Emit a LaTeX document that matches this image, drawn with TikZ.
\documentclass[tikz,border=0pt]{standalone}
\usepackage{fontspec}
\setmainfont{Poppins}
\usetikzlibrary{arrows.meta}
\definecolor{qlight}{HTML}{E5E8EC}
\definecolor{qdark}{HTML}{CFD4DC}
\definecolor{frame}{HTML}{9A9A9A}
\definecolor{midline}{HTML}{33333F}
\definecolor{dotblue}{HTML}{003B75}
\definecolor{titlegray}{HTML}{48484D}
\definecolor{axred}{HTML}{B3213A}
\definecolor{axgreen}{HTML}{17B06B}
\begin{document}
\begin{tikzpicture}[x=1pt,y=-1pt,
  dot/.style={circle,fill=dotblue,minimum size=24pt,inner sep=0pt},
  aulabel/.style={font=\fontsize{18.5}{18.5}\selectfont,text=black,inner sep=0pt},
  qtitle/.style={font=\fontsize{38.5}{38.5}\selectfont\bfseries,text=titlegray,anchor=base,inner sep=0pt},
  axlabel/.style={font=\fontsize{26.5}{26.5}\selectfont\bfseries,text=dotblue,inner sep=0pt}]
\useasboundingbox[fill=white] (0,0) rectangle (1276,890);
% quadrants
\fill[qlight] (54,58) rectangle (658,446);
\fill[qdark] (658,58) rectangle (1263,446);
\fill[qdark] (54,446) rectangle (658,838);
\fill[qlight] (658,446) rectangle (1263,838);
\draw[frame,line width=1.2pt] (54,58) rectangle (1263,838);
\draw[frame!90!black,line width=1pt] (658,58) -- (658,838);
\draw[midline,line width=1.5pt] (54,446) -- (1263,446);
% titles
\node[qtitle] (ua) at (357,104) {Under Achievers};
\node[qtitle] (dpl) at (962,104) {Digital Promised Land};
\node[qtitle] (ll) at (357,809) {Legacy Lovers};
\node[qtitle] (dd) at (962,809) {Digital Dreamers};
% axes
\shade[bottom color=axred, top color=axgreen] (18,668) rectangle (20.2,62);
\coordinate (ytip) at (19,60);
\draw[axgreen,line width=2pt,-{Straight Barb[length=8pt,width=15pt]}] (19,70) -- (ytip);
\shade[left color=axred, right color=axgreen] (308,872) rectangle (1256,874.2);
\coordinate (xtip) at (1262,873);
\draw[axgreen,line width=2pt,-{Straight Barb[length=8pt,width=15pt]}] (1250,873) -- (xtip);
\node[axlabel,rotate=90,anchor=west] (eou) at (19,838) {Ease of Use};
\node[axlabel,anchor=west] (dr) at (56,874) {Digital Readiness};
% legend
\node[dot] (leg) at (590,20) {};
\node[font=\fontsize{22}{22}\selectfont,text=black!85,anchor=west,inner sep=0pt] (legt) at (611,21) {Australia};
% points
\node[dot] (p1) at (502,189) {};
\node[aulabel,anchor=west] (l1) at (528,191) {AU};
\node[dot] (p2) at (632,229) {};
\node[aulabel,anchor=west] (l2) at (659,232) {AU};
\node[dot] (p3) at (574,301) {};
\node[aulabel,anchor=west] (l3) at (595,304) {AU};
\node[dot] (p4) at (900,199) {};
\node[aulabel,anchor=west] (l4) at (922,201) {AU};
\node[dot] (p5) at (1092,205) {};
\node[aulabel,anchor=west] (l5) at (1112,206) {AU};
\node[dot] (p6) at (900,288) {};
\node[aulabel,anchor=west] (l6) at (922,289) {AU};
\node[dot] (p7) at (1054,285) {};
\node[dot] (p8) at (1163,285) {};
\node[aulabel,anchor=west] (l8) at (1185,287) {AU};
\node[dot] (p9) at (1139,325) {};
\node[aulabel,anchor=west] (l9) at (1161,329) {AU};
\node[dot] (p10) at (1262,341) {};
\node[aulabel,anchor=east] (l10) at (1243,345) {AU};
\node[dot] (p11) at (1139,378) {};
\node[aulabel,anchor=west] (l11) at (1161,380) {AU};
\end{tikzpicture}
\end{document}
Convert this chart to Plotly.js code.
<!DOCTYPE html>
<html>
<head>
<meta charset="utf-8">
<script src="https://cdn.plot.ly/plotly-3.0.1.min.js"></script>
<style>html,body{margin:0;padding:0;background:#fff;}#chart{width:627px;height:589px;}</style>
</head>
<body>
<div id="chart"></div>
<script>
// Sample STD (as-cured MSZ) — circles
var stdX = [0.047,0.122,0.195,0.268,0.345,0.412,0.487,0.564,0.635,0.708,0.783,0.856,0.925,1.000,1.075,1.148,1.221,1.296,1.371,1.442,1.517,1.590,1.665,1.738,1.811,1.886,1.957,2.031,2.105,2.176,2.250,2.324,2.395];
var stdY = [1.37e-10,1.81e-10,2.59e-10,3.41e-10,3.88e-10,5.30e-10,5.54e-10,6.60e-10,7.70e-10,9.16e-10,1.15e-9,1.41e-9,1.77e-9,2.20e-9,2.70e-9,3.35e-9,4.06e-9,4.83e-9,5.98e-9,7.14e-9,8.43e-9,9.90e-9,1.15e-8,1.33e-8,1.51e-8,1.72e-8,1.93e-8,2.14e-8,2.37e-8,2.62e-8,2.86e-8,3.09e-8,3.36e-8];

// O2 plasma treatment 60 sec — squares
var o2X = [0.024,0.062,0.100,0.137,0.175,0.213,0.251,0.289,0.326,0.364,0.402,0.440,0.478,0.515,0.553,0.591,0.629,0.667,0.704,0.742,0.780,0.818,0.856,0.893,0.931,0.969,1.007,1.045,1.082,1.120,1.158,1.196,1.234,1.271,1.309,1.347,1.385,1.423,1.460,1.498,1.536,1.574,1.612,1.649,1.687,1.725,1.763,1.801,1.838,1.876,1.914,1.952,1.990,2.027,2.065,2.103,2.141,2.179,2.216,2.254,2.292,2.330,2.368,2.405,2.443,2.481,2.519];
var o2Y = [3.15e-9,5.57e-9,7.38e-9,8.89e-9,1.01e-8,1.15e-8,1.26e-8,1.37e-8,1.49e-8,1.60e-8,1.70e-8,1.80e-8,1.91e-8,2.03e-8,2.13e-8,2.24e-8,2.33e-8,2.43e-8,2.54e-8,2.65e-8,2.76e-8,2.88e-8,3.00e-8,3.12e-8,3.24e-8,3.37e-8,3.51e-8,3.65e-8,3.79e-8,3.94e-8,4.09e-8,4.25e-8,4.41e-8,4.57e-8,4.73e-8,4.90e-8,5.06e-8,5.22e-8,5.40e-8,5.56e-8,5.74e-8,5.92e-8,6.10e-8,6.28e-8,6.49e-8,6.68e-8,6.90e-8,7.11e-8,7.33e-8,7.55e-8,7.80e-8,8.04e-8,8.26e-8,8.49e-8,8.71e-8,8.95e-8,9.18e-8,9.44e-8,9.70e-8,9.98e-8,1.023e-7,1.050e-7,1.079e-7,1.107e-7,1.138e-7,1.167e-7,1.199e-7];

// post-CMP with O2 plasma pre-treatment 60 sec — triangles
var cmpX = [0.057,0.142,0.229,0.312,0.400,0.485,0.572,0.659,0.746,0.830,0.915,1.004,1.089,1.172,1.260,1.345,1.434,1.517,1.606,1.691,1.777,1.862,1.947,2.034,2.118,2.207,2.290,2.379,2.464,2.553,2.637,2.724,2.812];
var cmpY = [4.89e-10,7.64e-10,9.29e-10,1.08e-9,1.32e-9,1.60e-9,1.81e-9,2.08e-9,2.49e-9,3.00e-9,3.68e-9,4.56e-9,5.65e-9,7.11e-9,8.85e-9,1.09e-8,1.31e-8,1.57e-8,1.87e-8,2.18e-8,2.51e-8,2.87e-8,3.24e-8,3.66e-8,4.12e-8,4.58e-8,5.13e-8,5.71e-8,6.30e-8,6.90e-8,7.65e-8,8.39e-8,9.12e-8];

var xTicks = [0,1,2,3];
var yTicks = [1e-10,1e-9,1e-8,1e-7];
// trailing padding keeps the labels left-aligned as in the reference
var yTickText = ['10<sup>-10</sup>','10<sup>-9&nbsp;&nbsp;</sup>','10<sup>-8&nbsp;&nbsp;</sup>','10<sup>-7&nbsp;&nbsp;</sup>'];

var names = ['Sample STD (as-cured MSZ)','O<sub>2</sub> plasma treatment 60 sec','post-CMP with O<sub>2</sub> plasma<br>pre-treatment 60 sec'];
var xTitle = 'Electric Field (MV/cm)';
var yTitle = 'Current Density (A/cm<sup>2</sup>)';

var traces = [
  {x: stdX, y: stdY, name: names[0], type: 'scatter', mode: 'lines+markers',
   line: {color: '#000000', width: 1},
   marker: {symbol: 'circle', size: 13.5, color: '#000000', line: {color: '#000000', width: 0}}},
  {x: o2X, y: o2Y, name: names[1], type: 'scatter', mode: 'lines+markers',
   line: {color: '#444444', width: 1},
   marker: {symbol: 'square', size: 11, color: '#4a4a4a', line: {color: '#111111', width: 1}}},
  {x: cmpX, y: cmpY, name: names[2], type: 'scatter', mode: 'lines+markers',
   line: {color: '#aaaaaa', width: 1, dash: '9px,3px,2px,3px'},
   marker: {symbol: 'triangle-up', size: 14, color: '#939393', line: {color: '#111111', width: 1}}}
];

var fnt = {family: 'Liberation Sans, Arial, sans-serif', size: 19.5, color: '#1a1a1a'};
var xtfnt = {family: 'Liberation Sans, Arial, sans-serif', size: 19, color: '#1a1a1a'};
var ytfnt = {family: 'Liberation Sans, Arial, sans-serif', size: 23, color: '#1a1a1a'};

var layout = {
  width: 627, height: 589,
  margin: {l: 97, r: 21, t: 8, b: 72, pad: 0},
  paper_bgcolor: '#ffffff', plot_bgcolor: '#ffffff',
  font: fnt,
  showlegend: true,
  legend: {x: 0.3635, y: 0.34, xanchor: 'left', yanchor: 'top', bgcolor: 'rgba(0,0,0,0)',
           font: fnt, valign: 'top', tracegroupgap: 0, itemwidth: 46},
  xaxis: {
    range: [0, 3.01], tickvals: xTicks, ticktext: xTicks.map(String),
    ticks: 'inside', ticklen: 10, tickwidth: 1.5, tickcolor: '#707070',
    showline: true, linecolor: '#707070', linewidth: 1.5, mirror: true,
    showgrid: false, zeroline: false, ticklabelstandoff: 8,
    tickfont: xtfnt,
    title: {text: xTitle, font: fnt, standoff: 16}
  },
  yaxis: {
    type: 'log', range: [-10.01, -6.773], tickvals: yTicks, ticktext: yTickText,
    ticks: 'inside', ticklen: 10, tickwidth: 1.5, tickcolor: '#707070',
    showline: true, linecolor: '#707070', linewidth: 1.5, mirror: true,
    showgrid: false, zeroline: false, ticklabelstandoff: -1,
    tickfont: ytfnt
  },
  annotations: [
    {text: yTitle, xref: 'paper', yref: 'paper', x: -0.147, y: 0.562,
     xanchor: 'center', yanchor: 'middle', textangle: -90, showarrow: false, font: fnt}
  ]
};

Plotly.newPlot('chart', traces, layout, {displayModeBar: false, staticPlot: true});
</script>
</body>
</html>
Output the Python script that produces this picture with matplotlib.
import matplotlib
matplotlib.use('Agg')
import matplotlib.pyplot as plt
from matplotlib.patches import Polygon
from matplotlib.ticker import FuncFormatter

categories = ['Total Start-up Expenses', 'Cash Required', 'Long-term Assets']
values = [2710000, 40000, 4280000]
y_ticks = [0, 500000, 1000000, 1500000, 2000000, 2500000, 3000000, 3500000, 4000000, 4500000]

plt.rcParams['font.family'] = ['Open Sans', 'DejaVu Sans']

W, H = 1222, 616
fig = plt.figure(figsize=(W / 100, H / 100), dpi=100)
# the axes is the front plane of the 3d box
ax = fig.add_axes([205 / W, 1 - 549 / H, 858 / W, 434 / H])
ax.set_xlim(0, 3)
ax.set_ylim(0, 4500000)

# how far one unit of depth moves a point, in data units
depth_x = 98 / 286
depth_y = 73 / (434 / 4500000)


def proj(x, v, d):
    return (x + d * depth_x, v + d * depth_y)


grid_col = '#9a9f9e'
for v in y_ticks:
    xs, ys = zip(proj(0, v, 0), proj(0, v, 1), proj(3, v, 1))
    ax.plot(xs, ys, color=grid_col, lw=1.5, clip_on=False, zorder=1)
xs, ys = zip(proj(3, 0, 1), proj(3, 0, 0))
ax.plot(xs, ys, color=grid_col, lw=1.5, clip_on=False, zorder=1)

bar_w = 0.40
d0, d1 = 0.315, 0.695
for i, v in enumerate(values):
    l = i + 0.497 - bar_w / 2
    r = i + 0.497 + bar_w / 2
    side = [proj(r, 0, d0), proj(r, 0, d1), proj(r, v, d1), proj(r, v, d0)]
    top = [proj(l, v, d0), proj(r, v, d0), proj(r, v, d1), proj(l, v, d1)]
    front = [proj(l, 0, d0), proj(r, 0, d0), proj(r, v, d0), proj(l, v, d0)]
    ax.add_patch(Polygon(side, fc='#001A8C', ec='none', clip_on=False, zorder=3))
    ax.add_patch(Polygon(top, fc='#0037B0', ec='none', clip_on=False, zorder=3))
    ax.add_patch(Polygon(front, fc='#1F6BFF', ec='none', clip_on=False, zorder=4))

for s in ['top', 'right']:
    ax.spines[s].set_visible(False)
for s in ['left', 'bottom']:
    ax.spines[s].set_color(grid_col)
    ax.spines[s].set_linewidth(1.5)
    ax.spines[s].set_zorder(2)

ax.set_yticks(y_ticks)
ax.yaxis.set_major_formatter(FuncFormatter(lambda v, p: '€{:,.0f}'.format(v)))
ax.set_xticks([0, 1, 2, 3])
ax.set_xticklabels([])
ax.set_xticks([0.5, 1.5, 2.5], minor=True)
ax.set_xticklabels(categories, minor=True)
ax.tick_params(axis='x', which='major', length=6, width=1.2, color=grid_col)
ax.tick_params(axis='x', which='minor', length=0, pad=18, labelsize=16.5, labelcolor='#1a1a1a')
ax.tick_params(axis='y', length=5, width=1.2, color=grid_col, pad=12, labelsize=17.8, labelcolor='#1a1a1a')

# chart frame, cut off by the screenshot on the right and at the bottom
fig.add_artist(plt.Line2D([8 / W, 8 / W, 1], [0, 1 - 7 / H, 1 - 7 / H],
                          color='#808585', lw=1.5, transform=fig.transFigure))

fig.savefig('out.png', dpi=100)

————————

▶ _Stated problem_: Both the line with "Output the Python" and the line with "from matplotlib.ticker import FuncFormatter" belong in the answer; write them out exactly, with every line between.

▶ _Answer_:
Output the Python script that produces this picture with matplotlib.
import matplotlib
matplotlib.use('Agg')
import matplotlib.pyplot as plt
from matplotlib.patches import Polygon
from matplotlib.ticker import FuncFormatter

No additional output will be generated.